I'm making progress then. :)
No. If what you gathered is a proper subset of what you could have gathered, then you didn't gather all the quarks, and you're not justified in claiming that you did. How did you decide to leave out that one other quark? You must have made a distinction between it and the others that you did gather.
Of course there is. The superset contains a quark that the subset doesn't. If you refuse to notice the differences that single that quark out from the others, that's your loss.

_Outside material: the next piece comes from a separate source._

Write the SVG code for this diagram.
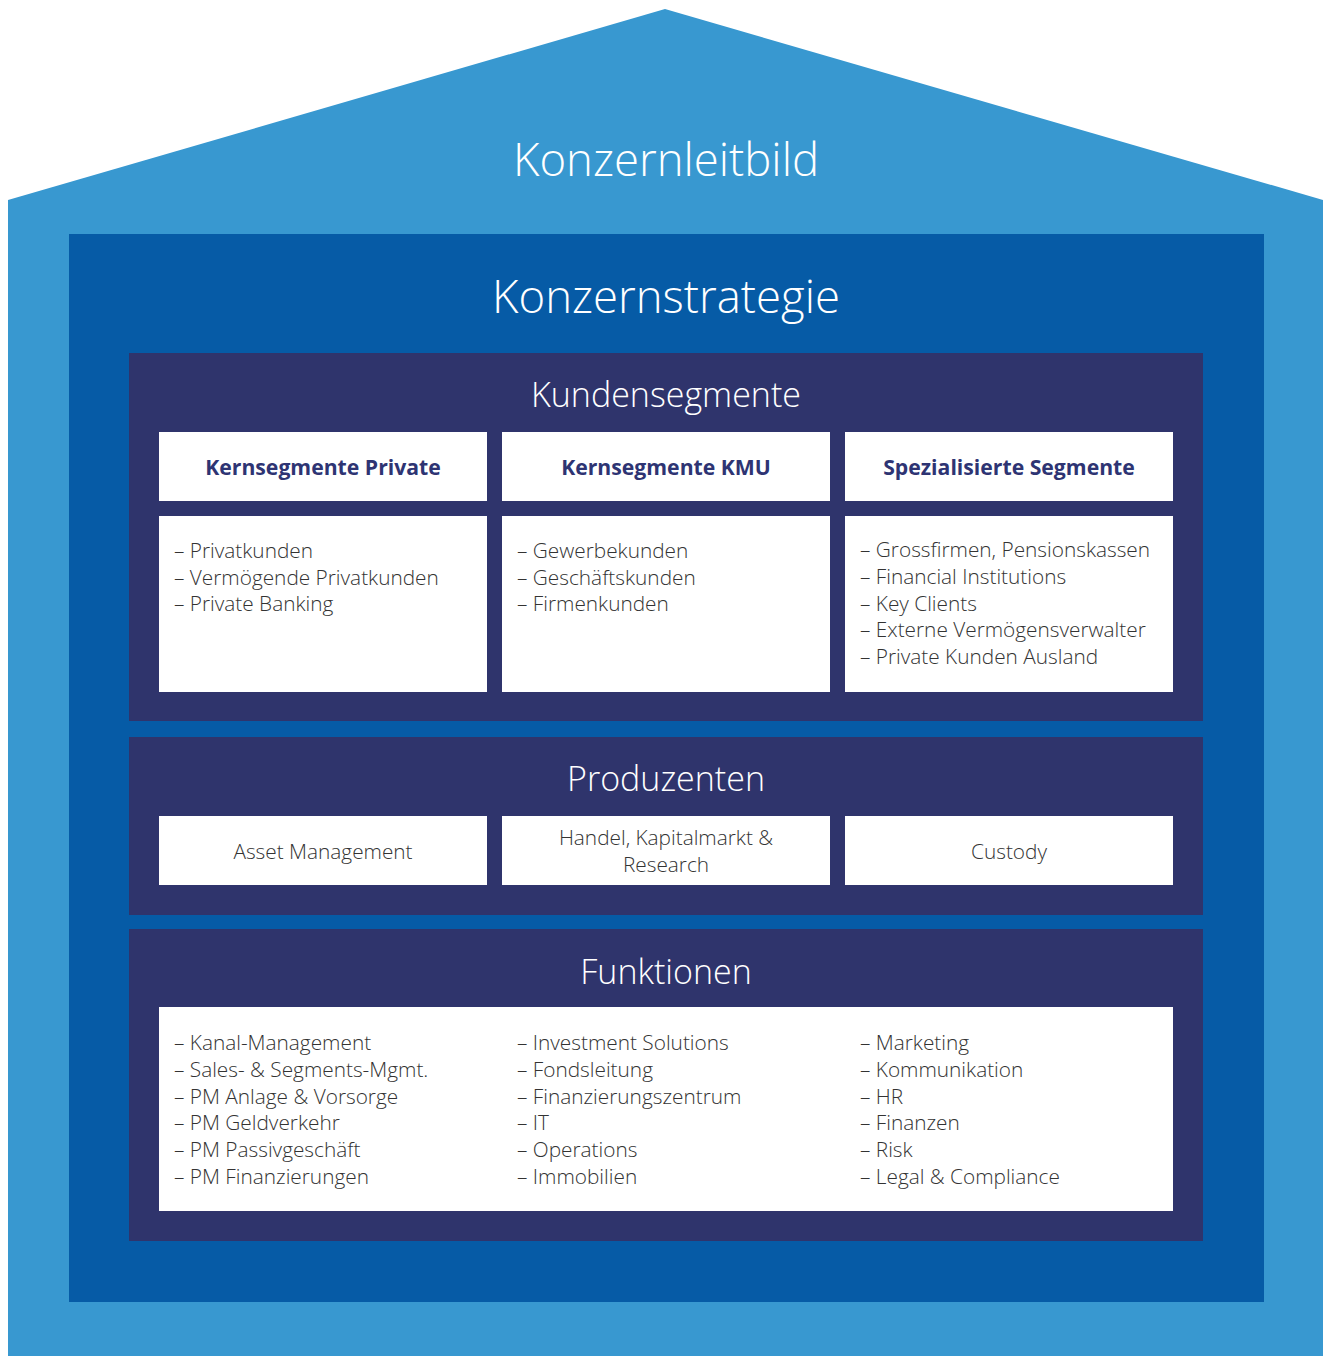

I think that maybe you're trying not to distinguish between quarks, but are implicitly distinguishing between "quarks that you know about" and "quarks that you don't know about." So you might assemble all the quarks you know about--an infinite number--and not have any evidence that this isn't all the quarks there are. But later, you worry, you might find some other quarks that you didn't know about before, so that your original set didn't actually contain all quarks. This is not contradictory. If there was a chance that there existed quarks you didn't know about, then you weren't justified in saying that you had gathered all the quarks.
It does. If you're not at the top of the hierarchy, you haven't gathered all the quarks. And you can't justify claiming that you're at the top of the hierarchy by blinding yourself to evidence that would prove otherwise.